Exercise task ->
From the very first line of the data to the line containing "0.67, 0.63, 0.60];", retype everything exactly, leaving the pictures behind.

=== Data entries ===

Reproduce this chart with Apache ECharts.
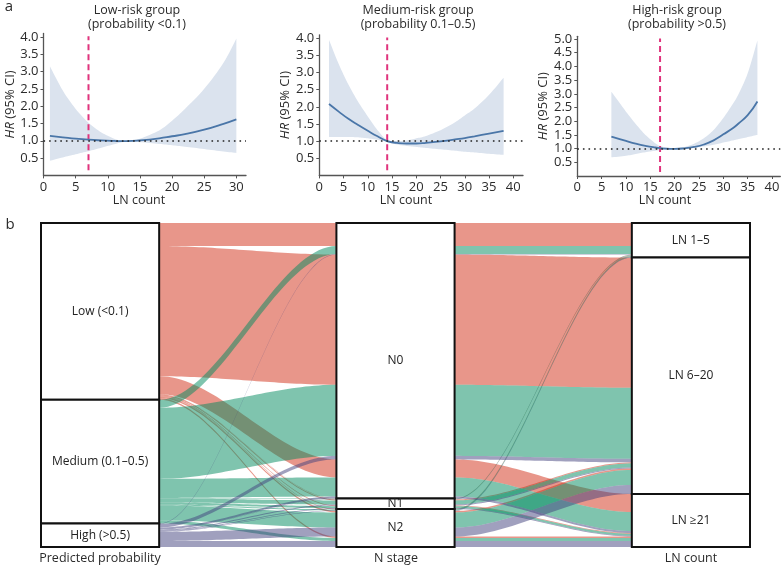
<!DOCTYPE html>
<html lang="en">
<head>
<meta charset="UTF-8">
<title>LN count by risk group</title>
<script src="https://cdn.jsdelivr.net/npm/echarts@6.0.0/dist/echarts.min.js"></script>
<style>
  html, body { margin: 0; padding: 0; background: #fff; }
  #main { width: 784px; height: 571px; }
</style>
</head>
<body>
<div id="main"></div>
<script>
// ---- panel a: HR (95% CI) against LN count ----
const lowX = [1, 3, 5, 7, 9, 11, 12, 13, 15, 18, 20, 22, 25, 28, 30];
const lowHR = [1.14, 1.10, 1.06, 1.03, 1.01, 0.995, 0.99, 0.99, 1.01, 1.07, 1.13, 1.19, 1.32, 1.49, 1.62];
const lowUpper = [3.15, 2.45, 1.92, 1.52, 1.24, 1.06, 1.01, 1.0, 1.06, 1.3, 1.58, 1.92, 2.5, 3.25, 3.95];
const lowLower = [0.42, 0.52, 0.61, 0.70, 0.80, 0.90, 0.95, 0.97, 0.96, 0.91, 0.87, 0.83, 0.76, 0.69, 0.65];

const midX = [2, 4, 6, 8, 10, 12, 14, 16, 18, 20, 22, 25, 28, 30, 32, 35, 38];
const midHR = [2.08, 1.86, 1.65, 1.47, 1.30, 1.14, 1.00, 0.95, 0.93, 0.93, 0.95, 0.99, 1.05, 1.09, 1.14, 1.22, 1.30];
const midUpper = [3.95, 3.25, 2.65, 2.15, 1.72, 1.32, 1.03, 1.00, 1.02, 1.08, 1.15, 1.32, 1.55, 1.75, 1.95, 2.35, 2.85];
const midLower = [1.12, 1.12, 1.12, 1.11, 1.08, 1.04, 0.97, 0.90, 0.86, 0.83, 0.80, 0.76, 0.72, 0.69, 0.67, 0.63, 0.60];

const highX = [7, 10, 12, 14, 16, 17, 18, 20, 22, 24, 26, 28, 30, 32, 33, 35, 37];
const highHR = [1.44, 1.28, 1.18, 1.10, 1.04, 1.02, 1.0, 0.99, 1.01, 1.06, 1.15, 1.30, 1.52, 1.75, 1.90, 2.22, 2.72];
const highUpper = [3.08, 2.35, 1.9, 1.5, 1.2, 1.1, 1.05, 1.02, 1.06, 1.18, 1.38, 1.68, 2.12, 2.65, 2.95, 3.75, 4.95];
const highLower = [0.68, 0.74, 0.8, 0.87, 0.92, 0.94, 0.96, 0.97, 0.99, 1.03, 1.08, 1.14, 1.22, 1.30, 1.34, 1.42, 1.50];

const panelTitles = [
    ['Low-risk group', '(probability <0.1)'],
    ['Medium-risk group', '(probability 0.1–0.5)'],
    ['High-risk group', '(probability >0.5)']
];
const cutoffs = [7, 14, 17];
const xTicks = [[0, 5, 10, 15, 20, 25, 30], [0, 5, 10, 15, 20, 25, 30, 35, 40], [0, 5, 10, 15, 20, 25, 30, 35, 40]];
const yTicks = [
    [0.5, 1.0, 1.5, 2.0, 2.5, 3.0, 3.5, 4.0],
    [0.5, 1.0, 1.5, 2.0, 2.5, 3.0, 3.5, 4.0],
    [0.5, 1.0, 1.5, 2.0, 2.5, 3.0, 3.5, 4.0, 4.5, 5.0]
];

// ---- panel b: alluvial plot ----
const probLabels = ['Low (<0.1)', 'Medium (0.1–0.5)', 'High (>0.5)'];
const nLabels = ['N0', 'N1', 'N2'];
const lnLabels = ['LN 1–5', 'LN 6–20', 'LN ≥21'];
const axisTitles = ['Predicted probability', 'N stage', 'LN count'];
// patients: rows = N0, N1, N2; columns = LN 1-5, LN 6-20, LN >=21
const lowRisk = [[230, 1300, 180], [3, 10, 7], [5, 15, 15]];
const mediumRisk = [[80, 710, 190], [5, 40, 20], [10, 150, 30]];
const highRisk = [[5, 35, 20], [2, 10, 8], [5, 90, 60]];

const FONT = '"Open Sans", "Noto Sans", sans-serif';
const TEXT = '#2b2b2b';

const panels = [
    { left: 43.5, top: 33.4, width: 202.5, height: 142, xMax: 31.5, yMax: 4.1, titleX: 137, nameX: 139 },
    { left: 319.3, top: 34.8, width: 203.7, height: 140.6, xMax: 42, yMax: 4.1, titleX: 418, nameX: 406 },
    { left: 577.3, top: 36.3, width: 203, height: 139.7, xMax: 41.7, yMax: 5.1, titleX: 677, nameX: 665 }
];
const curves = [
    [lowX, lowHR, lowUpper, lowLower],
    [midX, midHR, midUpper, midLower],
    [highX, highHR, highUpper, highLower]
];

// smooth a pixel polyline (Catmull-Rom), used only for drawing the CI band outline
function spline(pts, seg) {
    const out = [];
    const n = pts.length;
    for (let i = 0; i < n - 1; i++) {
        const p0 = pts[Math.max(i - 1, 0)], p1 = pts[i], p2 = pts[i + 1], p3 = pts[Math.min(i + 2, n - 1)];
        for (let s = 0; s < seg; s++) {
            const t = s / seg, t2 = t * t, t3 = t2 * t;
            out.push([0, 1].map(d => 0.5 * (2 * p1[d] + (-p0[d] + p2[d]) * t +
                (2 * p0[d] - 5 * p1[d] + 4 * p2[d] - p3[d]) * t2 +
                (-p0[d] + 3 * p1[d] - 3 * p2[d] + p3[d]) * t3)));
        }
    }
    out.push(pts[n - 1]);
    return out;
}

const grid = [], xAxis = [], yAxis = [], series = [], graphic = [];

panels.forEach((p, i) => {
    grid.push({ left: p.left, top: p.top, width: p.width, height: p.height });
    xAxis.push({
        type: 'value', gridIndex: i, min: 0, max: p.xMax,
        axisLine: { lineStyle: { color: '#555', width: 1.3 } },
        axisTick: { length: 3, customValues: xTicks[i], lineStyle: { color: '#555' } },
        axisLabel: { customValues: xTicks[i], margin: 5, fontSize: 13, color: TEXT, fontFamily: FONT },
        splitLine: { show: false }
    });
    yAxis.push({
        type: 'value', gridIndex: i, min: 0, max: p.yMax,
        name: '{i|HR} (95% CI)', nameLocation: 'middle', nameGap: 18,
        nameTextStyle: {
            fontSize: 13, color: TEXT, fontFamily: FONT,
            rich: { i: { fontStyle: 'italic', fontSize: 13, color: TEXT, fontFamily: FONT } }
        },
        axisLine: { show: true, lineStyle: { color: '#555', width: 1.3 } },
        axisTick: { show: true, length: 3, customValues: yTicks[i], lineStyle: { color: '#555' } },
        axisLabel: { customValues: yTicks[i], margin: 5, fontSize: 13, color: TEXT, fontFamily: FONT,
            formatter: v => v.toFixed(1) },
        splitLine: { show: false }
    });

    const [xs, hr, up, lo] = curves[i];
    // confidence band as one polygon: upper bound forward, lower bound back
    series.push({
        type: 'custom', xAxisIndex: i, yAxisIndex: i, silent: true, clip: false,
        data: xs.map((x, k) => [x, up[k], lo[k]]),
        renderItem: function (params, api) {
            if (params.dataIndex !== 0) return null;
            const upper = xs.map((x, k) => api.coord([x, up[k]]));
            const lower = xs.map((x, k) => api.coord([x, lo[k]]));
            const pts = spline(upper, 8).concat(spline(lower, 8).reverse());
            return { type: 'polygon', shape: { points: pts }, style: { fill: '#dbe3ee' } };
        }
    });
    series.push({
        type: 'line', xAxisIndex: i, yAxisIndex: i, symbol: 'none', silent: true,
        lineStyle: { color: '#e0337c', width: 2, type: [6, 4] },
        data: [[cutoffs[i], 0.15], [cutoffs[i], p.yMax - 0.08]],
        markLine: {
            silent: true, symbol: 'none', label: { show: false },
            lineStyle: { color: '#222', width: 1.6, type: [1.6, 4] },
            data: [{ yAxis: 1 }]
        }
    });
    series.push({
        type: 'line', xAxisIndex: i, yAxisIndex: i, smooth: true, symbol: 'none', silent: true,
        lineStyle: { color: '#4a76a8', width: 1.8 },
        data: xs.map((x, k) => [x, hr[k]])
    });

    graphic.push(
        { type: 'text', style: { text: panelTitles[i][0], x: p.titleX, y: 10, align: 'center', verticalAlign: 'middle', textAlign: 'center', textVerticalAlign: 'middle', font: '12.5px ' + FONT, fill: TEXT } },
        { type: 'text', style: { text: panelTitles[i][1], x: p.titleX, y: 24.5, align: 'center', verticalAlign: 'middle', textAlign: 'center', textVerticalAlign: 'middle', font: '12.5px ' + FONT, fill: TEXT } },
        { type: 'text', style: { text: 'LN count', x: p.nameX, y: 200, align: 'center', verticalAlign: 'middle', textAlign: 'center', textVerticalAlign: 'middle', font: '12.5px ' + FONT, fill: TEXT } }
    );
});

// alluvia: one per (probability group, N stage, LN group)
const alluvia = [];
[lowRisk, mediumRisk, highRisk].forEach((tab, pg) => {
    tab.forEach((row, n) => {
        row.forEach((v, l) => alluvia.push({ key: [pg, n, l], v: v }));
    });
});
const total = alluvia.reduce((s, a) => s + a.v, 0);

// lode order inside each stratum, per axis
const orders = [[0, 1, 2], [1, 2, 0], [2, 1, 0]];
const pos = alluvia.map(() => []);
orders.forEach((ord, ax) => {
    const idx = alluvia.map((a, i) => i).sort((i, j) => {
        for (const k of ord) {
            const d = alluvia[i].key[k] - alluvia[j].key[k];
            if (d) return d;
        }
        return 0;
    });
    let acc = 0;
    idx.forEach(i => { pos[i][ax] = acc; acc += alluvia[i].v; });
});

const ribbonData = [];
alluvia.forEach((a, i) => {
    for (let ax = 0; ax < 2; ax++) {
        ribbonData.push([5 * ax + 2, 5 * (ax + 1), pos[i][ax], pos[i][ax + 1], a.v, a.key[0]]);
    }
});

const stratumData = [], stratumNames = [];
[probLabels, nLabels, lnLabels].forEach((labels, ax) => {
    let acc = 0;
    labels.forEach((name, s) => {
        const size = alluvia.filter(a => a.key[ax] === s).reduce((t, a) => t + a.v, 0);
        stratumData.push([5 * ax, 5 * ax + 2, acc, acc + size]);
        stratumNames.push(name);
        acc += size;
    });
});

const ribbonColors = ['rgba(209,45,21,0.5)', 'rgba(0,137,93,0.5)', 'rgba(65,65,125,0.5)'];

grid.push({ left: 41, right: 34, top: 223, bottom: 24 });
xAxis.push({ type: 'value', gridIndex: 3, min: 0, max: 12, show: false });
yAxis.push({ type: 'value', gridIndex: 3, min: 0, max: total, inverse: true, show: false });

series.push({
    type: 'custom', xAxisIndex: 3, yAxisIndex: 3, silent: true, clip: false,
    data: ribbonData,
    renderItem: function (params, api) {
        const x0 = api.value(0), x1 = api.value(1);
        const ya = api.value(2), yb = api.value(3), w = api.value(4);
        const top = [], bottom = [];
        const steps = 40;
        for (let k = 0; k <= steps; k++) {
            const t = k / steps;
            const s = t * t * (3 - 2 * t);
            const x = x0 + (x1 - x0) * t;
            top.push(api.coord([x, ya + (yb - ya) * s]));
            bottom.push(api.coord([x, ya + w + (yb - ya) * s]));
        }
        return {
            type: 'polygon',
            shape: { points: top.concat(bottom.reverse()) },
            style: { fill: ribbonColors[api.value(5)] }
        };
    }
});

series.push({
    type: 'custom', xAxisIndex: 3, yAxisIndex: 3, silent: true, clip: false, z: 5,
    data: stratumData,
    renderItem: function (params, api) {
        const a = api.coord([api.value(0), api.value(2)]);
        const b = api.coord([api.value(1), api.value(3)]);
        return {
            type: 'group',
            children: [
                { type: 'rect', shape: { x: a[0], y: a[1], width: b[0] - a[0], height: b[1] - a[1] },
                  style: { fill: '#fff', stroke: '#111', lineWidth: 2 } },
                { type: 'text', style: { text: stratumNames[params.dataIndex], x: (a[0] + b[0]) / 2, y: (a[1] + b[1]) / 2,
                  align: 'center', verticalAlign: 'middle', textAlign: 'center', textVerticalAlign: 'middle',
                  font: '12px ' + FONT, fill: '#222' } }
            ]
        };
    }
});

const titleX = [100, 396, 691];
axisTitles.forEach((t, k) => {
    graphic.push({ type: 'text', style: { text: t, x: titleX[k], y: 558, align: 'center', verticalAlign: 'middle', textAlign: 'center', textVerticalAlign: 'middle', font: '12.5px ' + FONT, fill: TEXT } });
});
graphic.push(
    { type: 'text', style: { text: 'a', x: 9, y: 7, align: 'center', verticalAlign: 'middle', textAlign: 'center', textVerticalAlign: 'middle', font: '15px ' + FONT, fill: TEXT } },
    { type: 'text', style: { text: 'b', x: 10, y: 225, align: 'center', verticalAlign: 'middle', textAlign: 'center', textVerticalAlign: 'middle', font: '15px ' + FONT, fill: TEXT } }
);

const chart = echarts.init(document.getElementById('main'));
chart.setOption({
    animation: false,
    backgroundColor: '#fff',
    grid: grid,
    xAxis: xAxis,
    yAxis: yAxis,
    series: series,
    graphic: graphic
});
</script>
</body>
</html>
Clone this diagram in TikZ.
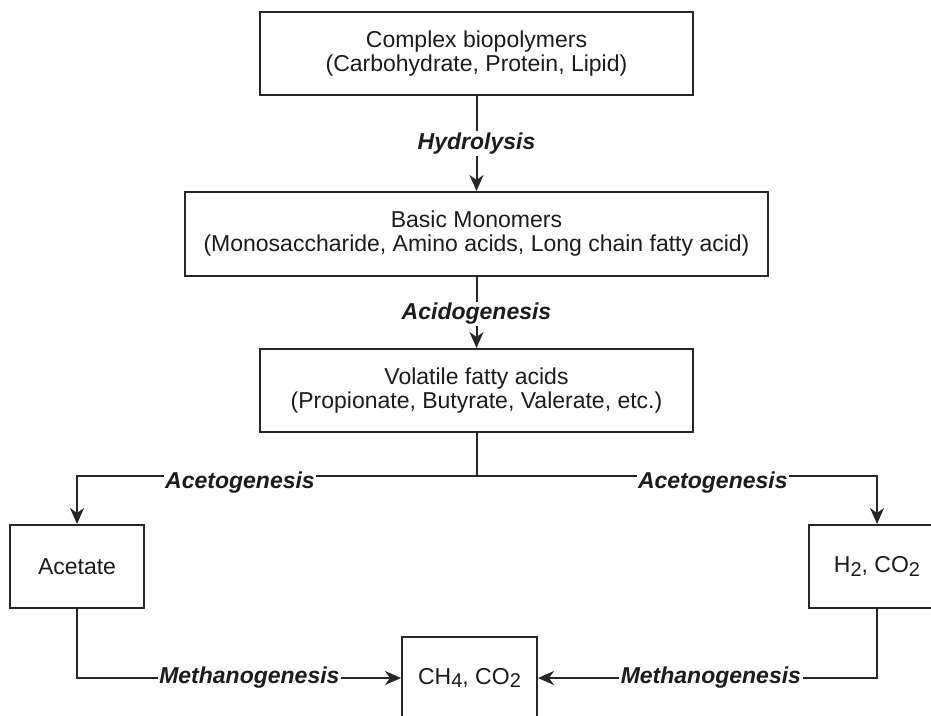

===

In response ->
Reproduce this chart with Apache ECharts.
<!DOCTYPE html>
<html lang="en">
<head>
<meta charset="UTF-8">
<title>LN count by risk group</title>
<script src="https://cdn.jsdelivr.net/npm/echarts@6.0.0/dist/echarts.min.js"></script>
<style>
  html, body { margin: 0; padding: 0; background: #fff; }
  #main { width: 784px; height: 571px; }
</style>
</head>
<body>
<div id="main"></div>
<script>
// ---- panel a: HR (95% CI) against LN count ----
const lowX = [1, 3, 5, 7, 9, 11, 12, 13, 15, 18, 20, 22, 25, 28, 30];
const lowHR = [1.14, 1.10, 1.06, 1.03, 1.01, 0.995, 0.99, 0.99, 1.01, 1.07, 1.13, 1.19, 1.32, 1.49, 1.62];
const lowUpper = [3.15, 2.45, 1.92, 1.52, 1.24, 1.06, 1.01, 1.0, 1.06, 1.3, 1.58, 1.92, 2.5, 3.25, 3.95];
const lowLower = [0.42, 0.52, 0.61, 0.70, 0.80, 0.90, 0.95, 0.97, 0.96, 0.91, 0.87, 0.83, 0.76, 0.69, 0.65];

const midX = [2, 4, 6, 8, 10, 12, 14, 16, 18, 20, 22, 25, 28, 30, 32, 35, 38];
const midHR = [2.08, 1.86, 1.65, 1.47, 1.30, 1.14, 1.00, 0.95, 0.93, 0.93, 0.95, 0.99, 1.05, 1.09, 1.14, 1.22, 1.30];
const midUpper = [3.95, 3.25, 2.65, 2.15, 1.72, 1.32, 1.03, 1.00, 1.02, 1.08, 1.15, 1.32, 1.55, 1.75, 1.95, 2.35, 2.85];
const midLower = [1.12, 1.12, 1.12, 1.11, 1.08, 1.04, 0.97, 0.90, 0.86, 0.83, 0.80, 0.76, 0.72, 0.69, 0.67, 0.63, 0.60];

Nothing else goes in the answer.